Für ON THE MOVE hatte die Ballettlegende Hans van Manen (letztes Jahr 90 jährig geworden) im Jahr 1972 als Musikstück auf Empfehlung eines befreundeten Kritikers Prokofiews erstes Violinkonzert gewählt (nach anfänglichem Zögern, wie er im Interview mit dem Magazin des Opernhauses erzählt). Dieses erste Violinkozert Prokofiews entstand 1916/17 noch in Russland. Es beginnt innig-lyrisch, dieses Einleitungsthema wird mit einem burlesk-grotesken Thema kontrastiert. Äusserst virtuos und vivacissimo setzt der zweite Satz, das Scherzo, ein. Im Finale zieht zuerst Besinnlichkeit, Eleganz und Gesanglichkeit ein. Das im Kopfsatz vorgestellte Andantino-Thema kehrt wieder und bestätigt die rundende Bogenform der Komposition. Die Uraufführung fand dann allerdings (als Folge der Revolutionswirren in Russland und Prokofiews vorübergehender Ausreise in die USA) erst am 18. Oktober 1923 in Paris statt. Zuerst nur mit mässigem Erfolg, da das Pariser Publikum das Werk als zu antiquiert (Mendelssohnisch...) befand. Schon balld aber setzte es sich von einer Aufführung in Prag ausgehend durch und trat seinen Siegesszug quer durch Europa und die USA an. ON THE MOVE gehört zu den 60% der rund 150 Choreografien des Meisters, zu denen Hans van Manen immer noch steht (nach eigenen Aussagen gehören die restlichen 40% weg), er hat sie 2017 nochmals überarbeitet und das Ballett der Oper Zürich darf sie nun also aufführen.

Louis Stiens wählte für seine Choreografie TAL Musik der Impressionisten Debussy und Ravel aus. Genau wie Debussy (1862-1918) und Ravel (1875-1937) in ihrer Musik Naturerfahrungen oder Bilder der Natur sublimierten, z.B. Debussy in NUAGES oder Ravel in UNE BARQUE SUR L'OCÉAN will Stiens in seiner Choreografie der Frage nachgehen, wie sich Naturerfahrungen in den letzten 100 Jahren gewandelt haben, auch angesichts der Tatsache, dass vom Menschen unberührte Natur kaum mehr zu erfahren ist. Zusätzlich integriert Stiens die Orchesterfassung des zweiten Satzes aus Ravels GASPARD DE LA NUIT in seine Choreografie. Darin schildert Ravel wie die Gebeine eines Gehenkten in der Abendsonne am Galgen baumeln, während aus der Ferne die Armesünderglocke ertönt. Die Musik von Debussy und Ravel wird mit Klangcollagen des Sounddesigners Michael Utz kontrastiert. Diese Soundlandschaft soll in einen Dialog mit der Choreografie und dem dreidimensionalen Bühnenbild von Bettina Katjy Lange treten.

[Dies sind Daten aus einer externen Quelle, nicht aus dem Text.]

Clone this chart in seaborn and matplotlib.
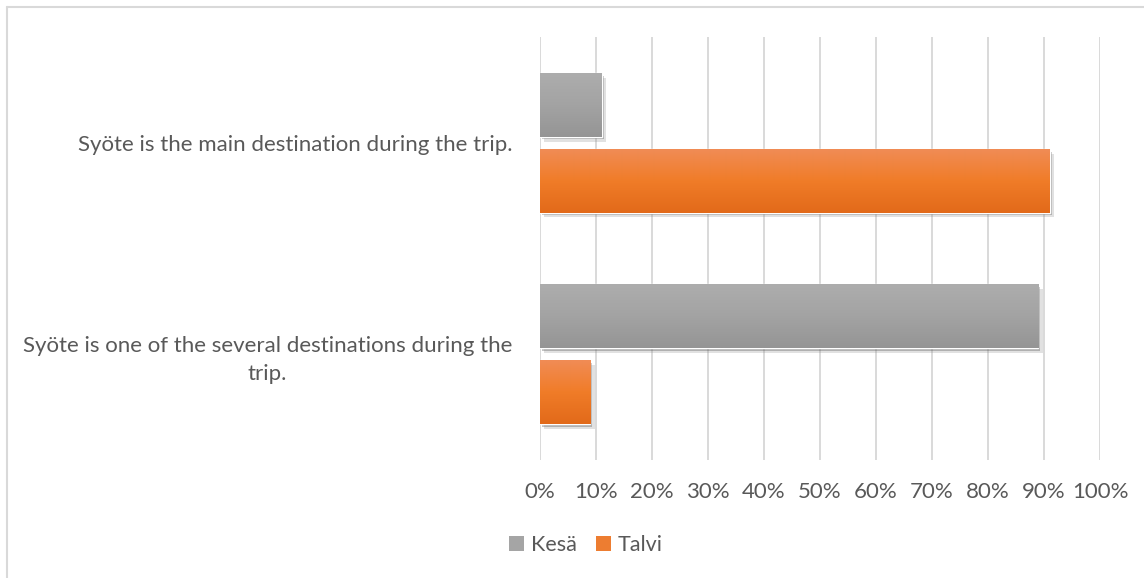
import numpy as np
import pandas as pd
import seaborn as sns
import matplotlib.pyplot as plt
from matplotlib import patheffects as pe
from matplotlib.patches import Patch
from matplotlib.lines import Line2D
from matplotlib.ticker import PercentFormatter
from matplotlib.colors import to_rgba

# Survey answers: share of respondents per season
categories = [
    "Syöte is the main destination during the trip.",
    "Syöte is one of the several destinations during the\ntrip.",
]
seasons = ["Kesä", "Talvi"]
kesa = [11, 89]
talvi = [91, 9]

sns.set_style("white")
plt.rcParams["font.family"] = ["Lato", "DejaVu Sans"]
TEXT = "#595959"

df = pd.DataFrame({
    "category": categories * 2,
    "season": [seasons[0]] * len(categories) + [seasons[1]] * len(categories),
    "share": kesa + talvi,
})

W, H = 1144, 578
fig = plt.figure(figsize=(W / 100, H / 100), dpi=100)
fig.patch.set_facecolor("white")
ax = fig.add_axes([540 / W, 1 - 460 / H, 560 / W, 423 / H])

base = {"Kesä": "#a5a5a5", "Talvi": "#ed7d31"}
grad = {
    "Kesä": ["#adadad", "#a3a3a3", "#959595"],
    "Talvi": ["#f08c55", "#f07c28", "#e26a1a"],
}

sns.barplot(data=df, x="share", y="category", hue="season", hue_order=seasons,
            palette=base, orient="h", width=0.717, gap=0.16, legend=False,
            ax=ax, zorder=3)

ax.set_xlim(0, 100)
ylim = ax.get_ylim()

# vertical gradient fill and soft drop shadow on each bar
n = len(categories)
for i, p in enumerate(list(ax.patches)):
    season = seasons[i // n]
    cols = [np.array(to_rgba(c)) for c in grad[season]]
    t = np.linspace(0, 1, 64)
    img = np.zeros((64, 1, 4))
    for k, tt in enumerate(t):
        if tt < 0.5:
            img[k, 0] = cols[0] + (cols[1] - cols[0]) * (tt / 0.5)
        else:
            img[k, 0] = cols[1] + (cols[2] - cols[1]) * ((tt - 0.5) / 0.5)
    x0, y0, w, h = p.get_x(), p.get_y(), p.get_width(), p.get_height()
    p.set_path_effects([
        pe.SimplePatchShadow(offset=(3, -3.5), shadow_rgbFace="#888888", alpha=0.25),
        pe.SimplePatchShadow(offset=(1.5, -2), shadow_rgbFace="#555555", alpha=0.35),
        pe.Normal(),
    ])
    im = ax.imshow(img, extent=[x0, x0 + w, y0 + h, y0], origin="upper",
                   aspect="auto", zorder=4, interpolation="bilinear")
    im.set_clip_path(p)

ax.set_ylim(ylim)
ax.set_xlim(0, 100)
ax.set_xticks(np.arange(0, 101, 10))
ax.xaxis.set_major_formatter(PercentFormatter(decimals=0))
ax.set_xlabel("")
ax.set_ylabel("")
ax.xaxis.grid(True, color="#d9d9d9", lw=1.4)
ax.yaxis.grid(False)
ax.set_axisbelow(True)
for s in ax.spines.values():
    s.set_visible(False)
ax.tick_params(axis="x", length=0, pad=16, labelsize=16, labelcolor=TEXT)
ax.tick_params(axis="y", length=0, pad=20, labelsize=16, labelcolor=TEXT)
for lab in ax.get_yticklabels():
    lab.set_multialignment("center")
    lab.set_linespacing(1.5)

handles = [Patch(facecolor=base[s], edgecolor="none") for s in seasons]
fig.legend(handles, seasons, loc="center", bbox_to_anchor=(586 / W, 1 - 545 / H),
           ncol=2, frameon=False, handlelength=0.7, handleheight=0.7,
           handletextpad=0.3, columnspacing=0.9, fontsize=15.5, labelcolor=TEXT)

# chart-area border
fig.add_artist(Line2D([7 / W, 1], [1 - 7 / H, 1 - 7 / H], transform=fig.transFigure,
                      color="#d9d9d9", lw=1.5))
fig.add_artist(Line2D([7 / W, 7 / W], [0, 1 - 7 / H], transform=fig.transFigure,
                      color="#d9d9d9", lw=1.5))

fig.savefig("out.png", dpi=100, facecolor="white")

Christian Spuck verabschiedet sich nach elf erfolgreichen Jahren als Ballettdirektor in Zürich nach Berlin. Für seine letzte Choreographie für sein Ballett Zürich wählte er als Zentrum György Ligetis 1967 uraufgeführtes Stück LONTANO, bereichert mit Musik von Chopin , John  Zorn und Alice Sara Ott. Ligetis LONTANO ist ganz spezielle Musik, in ihrer flächigen Ausbreitung hoch interessant und faszinierend. Einzelne Töne fächern sich auf, entfalten sich, fallen wieder bis zur Unhörbarkeit zusammen. Kanonartig verschlingen sie sich, Crescendi und Morendi beherrschen den Sinneseindruck, schmerzhafte Spitzen in höchsten Lagen führen zu unbeqeuemem Klang im Ohr, doch das Werk findet immer wieder zur Ruhe zurück, verschwommene und entfernte Klangstrukturen führen ins Nichts. Und doch hat uns die Musik, so meint man, etwas zu sagen. Aber was ist dieses ETWAS?